Marc journeys through Hong Kong. He writes a postcard to apologize to Agnès but does not send it. As he is about to board a plane back to France, he changes his mind and spends a day traveling back and forth on the Star Ferry. After the ferry stops for the night, he pays local sailors to take him with them on their boat. Marc arrives at an unspecified village in China. Marc stays at a hotel there for a period of time, becoming known with the locals, and regrows his moustache.

Marc arrives back at the hotel one day to find Agnès awaiting him, as though she has been with him the entire trip, to his shock and confusion. Agnès makes fun of his brightly patterned "clown" jacket and asks him why he bought it, hoping he will not wear it in Paris. They go out to a casino and meet new friends that Agnès knows but Marc does not. Marc is shown recent photos of the four of them in which Marc has a moustache. Agnès notices Marc's irritation and says if he doesn't like their new friends they don't have to ever see them again when they get back to Paris. Marc throws away the postcard he wrote in Hong Kong.

Back at the hotel, Agnès suggests that Marc shave his moustache so she can see him without it at least once. He does so, and Agnès comments upon how good he looks without it.

== Production notes ==
The Hong Kong village scenes were filmed in Ko Lau Wan, Sai Kung Peninsula, Hong Kong.

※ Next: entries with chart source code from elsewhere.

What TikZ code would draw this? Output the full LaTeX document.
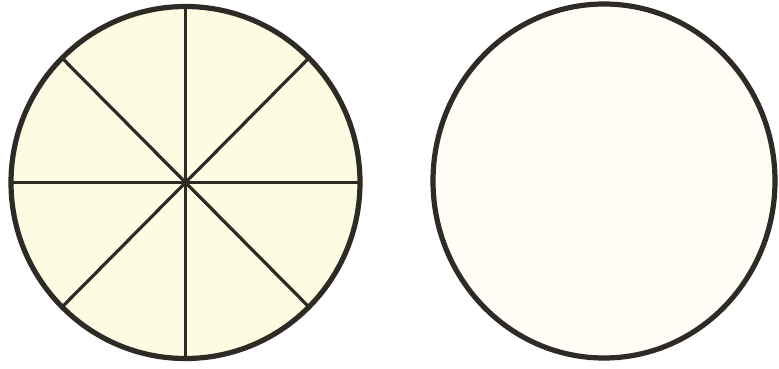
\documentclass[tikz,border=0pt]{standalone}
\usepackage{tikz}
\usetikzlibrary{calc}
\definecolor{ink}{HTML}{2E2A26}
\definecolor{paleyellow}{HTML}{FCFCE2}
\definecolor{cream}{HTML}{FFFDF5}
\tikzset{
  rim/.style={draw=ink, line width=5.2pt},
  spoke/.style={draw=ink, line width=3.2pt},
}
\begin{document}
\begin{tikzpicture}[x=1pt,y=-1pt]
\useasboundingbox[fill=white] (0,0) rectangle (779,368);
\coordinate (cl) at (185.5,182.5);
\coordinate (cr) at (604,181);
% left divided circle
\fill[paleyellow] (cl) ellipse [x radius=174.5, y radius=176];
\foreach \a in {0,45,...,315}{
  \draw[spoke] (cl) -- ($(cl)+({174.5*cos(\a)},{176*sin(\a)})$);
}
\draw[rim] (cl) ellipse [x radius=174.5, y radius=176];
% right plain circle
\draw[rim, fill=cream] (cr) ellipse [x radius=171, y radius=177];
\end{tikzpicture}
\end{document}
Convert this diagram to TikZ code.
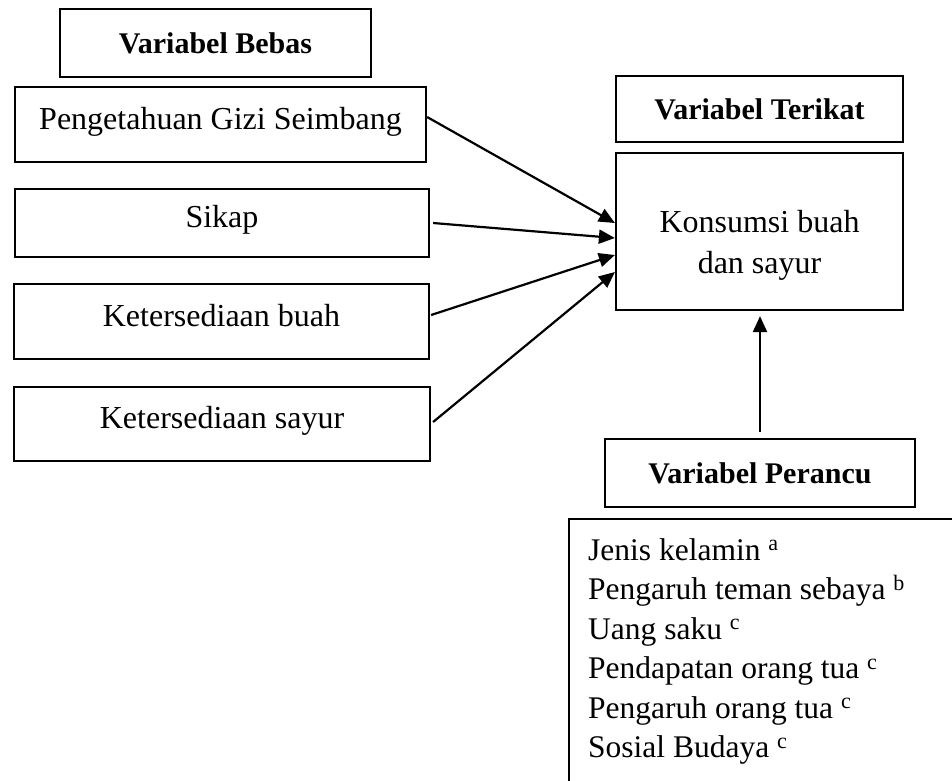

La Moustache captures an element of suspense, though the actions and plot are ambiguous. Many critics have said that the film's events are not literal, but metaphorical and are symbolic of Marc's loss of identity (or of a possible mid-life crisis). Whether the final scene was meant to be what really happened or was just an idealised dream of what Marc wished had happened is unspecified.

== Cast ==
- Vincent Lindon – Marc Thiriez
- Emmanuelle Devos – Agnès Thiriez
- Mathieu Amalric – Serge Schaeffer
- Hippolyte Girardot – Bruno
- Cylia Malki – Samira
- Macha Polikarpova – Nadia Schaeffer
- Fantine Camus – Lara Schaeffer
- Denis Ménochet – The server
- Frédéric Imberty – Café manager
- Brigitte Bémol – Policewoman

==Reception==
On review aggregator website Rotten Tomatoes, the film holds an approval rating of 86% based on 43 reviews, with an average rating of 7.5/10.